• **Problem statement**: Copy each line with the word "that" in it.
* * * * * * *
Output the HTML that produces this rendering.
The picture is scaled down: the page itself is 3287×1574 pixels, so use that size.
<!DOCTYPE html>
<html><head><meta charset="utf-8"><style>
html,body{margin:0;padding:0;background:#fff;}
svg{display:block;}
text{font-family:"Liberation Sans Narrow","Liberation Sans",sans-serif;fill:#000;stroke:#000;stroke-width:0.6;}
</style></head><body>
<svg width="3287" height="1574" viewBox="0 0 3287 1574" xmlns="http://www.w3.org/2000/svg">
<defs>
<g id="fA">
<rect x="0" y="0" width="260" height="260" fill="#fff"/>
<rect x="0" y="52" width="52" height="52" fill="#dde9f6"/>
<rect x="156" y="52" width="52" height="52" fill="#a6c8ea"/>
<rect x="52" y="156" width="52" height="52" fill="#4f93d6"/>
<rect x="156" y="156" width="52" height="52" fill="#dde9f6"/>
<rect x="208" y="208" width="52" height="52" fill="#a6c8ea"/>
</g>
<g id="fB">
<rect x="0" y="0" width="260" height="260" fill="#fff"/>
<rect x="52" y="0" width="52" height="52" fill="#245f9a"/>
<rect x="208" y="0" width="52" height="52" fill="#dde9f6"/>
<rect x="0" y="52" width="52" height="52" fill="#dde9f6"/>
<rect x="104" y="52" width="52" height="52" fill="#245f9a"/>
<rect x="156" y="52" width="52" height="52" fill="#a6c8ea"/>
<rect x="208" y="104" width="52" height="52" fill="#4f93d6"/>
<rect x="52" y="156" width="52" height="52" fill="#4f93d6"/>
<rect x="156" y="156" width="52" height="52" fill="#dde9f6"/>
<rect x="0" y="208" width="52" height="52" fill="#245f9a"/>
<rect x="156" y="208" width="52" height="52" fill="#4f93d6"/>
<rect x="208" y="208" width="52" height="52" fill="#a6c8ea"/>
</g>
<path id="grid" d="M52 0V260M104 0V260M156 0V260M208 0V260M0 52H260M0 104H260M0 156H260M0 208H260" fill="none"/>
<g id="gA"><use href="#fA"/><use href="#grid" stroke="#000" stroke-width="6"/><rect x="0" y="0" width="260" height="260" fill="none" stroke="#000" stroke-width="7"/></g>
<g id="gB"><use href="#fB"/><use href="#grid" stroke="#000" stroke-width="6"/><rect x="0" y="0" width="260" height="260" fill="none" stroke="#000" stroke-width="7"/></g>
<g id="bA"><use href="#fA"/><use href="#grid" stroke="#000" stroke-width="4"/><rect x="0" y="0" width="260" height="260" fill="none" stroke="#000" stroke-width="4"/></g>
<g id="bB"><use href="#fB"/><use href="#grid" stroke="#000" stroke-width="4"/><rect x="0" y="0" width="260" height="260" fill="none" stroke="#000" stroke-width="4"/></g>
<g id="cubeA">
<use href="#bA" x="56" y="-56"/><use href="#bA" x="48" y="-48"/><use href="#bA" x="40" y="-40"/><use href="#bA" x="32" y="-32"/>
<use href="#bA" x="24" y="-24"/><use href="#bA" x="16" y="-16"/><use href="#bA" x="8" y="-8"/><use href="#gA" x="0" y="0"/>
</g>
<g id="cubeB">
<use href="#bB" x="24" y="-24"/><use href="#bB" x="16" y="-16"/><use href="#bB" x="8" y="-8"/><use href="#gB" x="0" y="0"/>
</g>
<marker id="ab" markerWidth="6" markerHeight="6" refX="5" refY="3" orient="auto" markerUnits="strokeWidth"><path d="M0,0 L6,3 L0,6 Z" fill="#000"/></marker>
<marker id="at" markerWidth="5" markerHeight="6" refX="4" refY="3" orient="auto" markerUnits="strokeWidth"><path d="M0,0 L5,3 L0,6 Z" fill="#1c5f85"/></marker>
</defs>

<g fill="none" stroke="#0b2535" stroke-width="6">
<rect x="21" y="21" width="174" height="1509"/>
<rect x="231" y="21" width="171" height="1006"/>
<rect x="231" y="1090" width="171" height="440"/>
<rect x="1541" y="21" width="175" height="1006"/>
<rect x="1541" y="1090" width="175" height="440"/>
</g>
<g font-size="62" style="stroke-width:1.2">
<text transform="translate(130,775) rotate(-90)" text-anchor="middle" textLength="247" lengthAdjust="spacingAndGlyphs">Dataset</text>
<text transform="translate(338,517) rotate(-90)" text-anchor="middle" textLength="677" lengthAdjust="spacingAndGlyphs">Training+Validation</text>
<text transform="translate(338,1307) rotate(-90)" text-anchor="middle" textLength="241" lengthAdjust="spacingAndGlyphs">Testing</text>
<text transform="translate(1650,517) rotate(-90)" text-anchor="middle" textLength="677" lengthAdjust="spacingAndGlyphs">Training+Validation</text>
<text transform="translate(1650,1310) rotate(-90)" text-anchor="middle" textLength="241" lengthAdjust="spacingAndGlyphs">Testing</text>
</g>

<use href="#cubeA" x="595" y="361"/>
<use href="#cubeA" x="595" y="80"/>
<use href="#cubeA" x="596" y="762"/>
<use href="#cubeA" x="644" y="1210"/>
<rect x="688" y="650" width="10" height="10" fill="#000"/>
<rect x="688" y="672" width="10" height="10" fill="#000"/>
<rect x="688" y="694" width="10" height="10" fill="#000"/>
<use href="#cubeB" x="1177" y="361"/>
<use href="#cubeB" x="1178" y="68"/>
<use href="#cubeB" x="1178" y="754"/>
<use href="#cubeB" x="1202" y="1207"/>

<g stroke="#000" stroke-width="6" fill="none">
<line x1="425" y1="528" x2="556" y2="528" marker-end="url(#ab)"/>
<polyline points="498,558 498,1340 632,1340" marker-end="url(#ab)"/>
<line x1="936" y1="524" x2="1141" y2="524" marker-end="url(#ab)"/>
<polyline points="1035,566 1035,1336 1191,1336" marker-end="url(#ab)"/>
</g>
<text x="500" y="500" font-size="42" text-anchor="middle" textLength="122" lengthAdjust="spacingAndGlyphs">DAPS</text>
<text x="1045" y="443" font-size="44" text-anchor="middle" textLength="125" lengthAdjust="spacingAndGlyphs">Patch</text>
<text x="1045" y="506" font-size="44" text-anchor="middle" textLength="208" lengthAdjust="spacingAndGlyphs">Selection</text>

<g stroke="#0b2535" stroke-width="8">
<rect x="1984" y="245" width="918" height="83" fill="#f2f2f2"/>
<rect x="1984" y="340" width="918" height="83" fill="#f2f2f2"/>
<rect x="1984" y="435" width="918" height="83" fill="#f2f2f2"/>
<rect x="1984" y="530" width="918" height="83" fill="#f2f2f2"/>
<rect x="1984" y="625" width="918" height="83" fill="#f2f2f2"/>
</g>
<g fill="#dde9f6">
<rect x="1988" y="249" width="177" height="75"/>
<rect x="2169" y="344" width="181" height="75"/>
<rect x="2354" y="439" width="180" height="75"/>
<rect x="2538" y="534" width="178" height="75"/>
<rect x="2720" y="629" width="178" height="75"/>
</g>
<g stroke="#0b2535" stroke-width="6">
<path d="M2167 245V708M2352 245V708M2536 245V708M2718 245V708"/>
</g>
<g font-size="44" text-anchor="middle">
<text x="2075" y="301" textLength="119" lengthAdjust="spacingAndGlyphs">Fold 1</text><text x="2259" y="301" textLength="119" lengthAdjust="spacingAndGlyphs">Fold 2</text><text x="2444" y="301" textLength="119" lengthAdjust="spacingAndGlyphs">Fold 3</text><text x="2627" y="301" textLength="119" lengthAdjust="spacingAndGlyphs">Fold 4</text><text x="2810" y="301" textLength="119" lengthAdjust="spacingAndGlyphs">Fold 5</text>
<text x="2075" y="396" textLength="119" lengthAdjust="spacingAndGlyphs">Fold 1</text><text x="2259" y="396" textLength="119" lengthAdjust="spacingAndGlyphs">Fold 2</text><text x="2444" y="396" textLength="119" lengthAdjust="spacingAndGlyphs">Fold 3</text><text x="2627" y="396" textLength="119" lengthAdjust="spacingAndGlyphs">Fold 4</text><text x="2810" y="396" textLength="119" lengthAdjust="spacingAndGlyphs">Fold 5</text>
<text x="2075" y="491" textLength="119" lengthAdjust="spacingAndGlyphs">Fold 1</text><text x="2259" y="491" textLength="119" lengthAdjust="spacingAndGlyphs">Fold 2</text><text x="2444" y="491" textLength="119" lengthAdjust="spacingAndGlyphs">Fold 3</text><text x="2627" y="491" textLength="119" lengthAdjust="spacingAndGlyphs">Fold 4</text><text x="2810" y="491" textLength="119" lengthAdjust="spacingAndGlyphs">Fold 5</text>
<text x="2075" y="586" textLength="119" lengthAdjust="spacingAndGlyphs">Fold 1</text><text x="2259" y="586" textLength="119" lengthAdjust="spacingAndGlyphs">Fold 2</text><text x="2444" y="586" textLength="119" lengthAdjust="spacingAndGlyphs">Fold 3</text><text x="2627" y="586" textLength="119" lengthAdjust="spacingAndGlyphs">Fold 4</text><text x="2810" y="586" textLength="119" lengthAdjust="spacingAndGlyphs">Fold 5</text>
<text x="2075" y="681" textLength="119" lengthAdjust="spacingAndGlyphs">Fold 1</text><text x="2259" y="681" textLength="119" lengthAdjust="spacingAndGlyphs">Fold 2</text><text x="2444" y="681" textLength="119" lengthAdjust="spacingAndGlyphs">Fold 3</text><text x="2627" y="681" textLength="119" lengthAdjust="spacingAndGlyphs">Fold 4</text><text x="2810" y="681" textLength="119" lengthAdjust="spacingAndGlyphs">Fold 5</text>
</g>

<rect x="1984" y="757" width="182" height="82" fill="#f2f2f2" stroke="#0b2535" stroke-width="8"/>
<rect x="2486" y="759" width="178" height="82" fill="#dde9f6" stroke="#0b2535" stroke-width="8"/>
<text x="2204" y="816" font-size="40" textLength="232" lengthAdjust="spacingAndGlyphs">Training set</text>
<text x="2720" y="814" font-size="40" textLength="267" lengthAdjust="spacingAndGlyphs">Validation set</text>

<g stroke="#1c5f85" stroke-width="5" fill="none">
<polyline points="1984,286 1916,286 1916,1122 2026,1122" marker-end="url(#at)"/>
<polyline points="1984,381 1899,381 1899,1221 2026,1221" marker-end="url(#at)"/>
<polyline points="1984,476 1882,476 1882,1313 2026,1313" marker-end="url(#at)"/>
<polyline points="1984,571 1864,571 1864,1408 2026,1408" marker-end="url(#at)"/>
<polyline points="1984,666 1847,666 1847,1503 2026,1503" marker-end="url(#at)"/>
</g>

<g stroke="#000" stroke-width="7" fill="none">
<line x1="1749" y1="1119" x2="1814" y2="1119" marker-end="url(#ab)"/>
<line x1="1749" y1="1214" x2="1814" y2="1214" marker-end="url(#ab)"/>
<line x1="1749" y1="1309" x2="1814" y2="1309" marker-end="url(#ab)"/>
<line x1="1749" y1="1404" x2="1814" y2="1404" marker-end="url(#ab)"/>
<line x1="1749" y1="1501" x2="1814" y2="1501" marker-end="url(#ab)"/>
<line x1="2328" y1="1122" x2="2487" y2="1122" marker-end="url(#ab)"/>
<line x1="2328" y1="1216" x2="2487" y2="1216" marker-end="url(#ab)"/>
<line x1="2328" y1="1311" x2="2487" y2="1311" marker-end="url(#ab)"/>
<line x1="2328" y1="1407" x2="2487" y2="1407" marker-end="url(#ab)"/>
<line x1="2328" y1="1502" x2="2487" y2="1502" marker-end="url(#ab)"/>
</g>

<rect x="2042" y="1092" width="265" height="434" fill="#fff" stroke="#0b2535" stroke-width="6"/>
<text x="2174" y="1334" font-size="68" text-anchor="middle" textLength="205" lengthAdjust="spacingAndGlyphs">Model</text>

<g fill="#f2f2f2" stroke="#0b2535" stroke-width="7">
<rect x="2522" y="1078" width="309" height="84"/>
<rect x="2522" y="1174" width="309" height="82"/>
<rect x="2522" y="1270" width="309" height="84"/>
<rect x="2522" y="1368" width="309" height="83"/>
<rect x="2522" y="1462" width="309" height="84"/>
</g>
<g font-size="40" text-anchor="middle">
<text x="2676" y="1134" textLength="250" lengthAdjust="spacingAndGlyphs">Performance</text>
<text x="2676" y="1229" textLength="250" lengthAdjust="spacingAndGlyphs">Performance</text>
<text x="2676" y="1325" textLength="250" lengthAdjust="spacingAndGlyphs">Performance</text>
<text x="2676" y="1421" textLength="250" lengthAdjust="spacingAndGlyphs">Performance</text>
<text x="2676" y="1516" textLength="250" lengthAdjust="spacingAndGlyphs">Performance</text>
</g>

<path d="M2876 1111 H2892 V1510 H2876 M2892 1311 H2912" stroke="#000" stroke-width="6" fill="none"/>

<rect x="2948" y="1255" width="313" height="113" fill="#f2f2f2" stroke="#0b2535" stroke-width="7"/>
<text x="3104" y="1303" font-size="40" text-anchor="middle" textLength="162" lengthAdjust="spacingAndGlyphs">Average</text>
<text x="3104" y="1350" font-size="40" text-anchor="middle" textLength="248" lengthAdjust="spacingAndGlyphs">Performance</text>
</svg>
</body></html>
* * * * * * *
• **The result**:
Output the HTML that produces this rendering.
The picture is scaled down: the page itself is 3287×1574 pixels, so use that size.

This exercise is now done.